>> START

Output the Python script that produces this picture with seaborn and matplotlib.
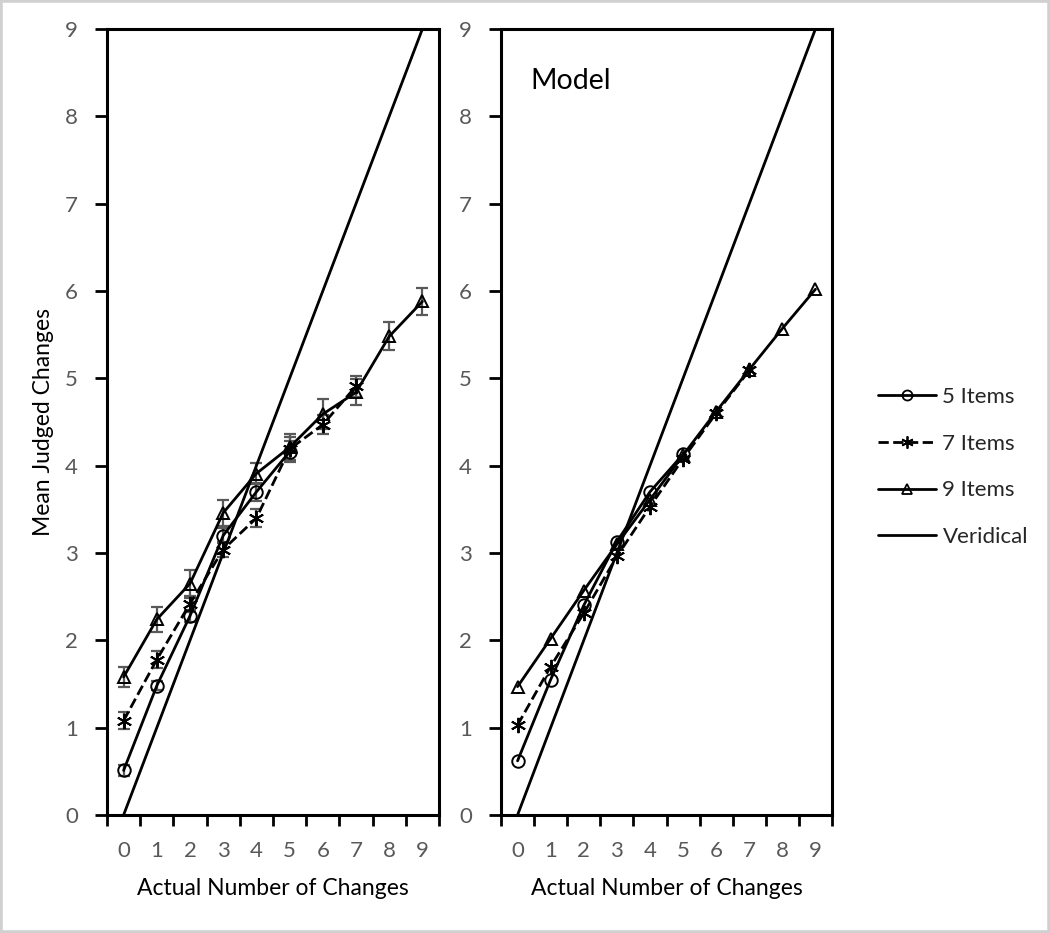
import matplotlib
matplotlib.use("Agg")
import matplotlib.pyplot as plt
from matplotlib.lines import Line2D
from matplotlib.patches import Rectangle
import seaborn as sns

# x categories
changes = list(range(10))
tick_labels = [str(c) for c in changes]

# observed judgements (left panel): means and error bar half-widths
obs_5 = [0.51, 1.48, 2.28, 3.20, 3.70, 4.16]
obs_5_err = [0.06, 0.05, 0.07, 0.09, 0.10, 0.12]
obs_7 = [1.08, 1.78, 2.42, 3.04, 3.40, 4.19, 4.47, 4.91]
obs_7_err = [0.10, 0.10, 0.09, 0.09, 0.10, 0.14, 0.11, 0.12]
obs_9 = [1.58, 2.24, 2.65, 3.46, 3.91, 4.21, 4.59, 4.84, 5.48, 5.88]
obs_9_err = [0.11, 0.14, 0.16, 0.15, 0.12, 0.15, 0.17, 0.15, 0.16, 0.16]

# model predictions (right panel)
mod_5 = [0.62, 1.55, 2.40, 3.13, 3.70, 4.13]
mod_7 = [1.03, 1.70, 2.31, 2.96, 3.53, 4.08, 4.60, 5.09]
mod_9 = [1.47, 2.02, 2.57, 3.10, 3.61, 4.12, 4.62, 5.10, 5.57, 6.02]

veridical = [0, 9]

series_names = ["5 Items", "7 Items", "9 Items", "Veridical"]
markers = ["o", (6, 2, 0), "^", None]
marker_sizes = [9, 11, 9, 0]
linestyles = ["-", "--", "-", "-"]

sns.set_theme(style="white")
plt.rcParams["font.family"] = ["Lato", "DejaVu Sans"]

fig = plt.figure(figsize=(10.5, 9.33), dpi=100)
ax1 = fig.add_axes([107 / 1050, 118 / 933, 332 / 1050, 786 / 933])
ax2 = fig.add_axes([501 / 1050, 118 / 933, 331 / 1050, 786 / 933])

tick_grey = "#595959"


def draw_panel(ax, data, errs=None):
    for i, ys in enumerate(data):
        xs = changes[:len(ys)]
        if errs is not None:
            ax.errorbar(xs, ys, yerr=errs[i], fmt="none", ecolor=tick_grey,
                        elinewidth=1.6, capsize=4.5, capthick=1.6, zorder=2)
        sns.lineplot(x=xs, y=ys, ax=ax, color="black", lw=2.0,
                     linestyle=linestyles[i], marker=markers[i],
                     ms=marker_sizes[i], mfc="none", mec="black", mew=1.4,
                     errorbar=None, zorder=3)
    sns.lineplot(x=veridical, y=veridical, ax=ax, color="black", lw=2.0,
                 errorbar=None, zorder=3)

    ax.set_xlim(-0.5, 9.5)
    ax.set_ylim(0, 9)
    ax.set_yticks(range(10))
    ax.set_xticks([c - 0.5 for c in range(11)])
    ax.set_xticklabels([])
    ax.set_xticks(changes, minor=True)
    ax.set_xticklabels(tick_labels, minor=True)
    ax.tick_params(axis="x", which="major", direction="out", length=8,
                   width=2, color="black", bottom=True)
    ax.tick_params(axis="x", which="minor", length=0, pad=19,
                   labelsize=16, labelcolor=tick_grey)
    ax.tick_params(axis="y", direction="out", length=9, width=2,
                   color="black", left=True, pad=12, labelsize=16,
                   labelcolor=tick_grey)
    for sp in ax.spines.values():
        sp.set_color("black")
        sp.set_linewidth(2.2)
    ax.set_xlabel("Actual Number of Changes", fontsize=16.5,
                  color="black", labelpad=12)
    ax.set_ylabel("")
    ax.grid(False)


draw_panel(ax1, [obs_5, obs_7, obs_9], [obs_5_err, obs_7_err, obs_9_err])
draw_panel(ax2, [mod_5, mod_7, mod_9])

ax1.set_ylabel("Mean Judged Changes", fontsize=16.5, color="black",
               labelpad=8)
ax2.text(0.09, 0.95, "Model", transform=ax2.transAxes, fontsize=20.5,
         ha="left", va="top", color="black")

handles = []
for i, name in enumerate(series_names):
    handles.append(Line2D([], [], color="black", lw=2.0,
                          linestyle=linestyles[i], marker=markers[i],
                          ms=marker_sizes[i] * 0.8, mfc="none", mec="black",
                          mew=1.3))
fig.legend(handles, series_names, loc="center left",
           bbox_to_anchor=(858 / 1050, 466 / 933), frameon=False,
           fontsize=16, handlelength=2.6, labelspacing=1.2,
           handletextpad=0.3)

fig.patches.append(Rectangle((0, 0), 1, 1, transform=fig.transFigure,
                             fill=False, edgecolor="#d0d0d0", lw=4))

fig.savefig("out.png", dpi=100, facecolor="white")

>> END

Only lines belong in the copy: transcribe those from the start of the data through the line that contains "0.15, 0.16, 0.16]", and skip the pictures.

Output the Python script that produces this picture with seaborn and matplotlib.
import matplotlib
matplotlib.use("Agg")
import matplotlib.pyplot as plt
from matplotlib.lines import Line2D
from matplotlib.patches import Rectangle
import seaborn as sns

# x categories
changes = list(range(10))
tick_labels = [str(c) for c in changes]

# observed judgements (left panel): means and error bar half-widths
obs_5 = [0.51, 1.48, 2.28, 3.20, 3.70, 4.16]
obs_5_err = [0.06, 0.05, 0.07, 0.09, 0.10, 0.12]
obs_7 = [1.08, 1.78, 2.42, 3.04, 3.40, 4.19, 4.47, 4.91]
obs_7_err = [0.10, 0.10, 0.09, 0.09, 0.10, 0.14, 0.11, 0.12]
obs_9 = [1.58, 2.24, 2.65, 3.46, 3.91, 4.21, 4.59, 4.84, 5.48, 5.88]
obs_9_err = [0.11, 0.14, 0.16, 0.15, 0.12, 0.15, 0.17, 0.15, 0.16, 0.16]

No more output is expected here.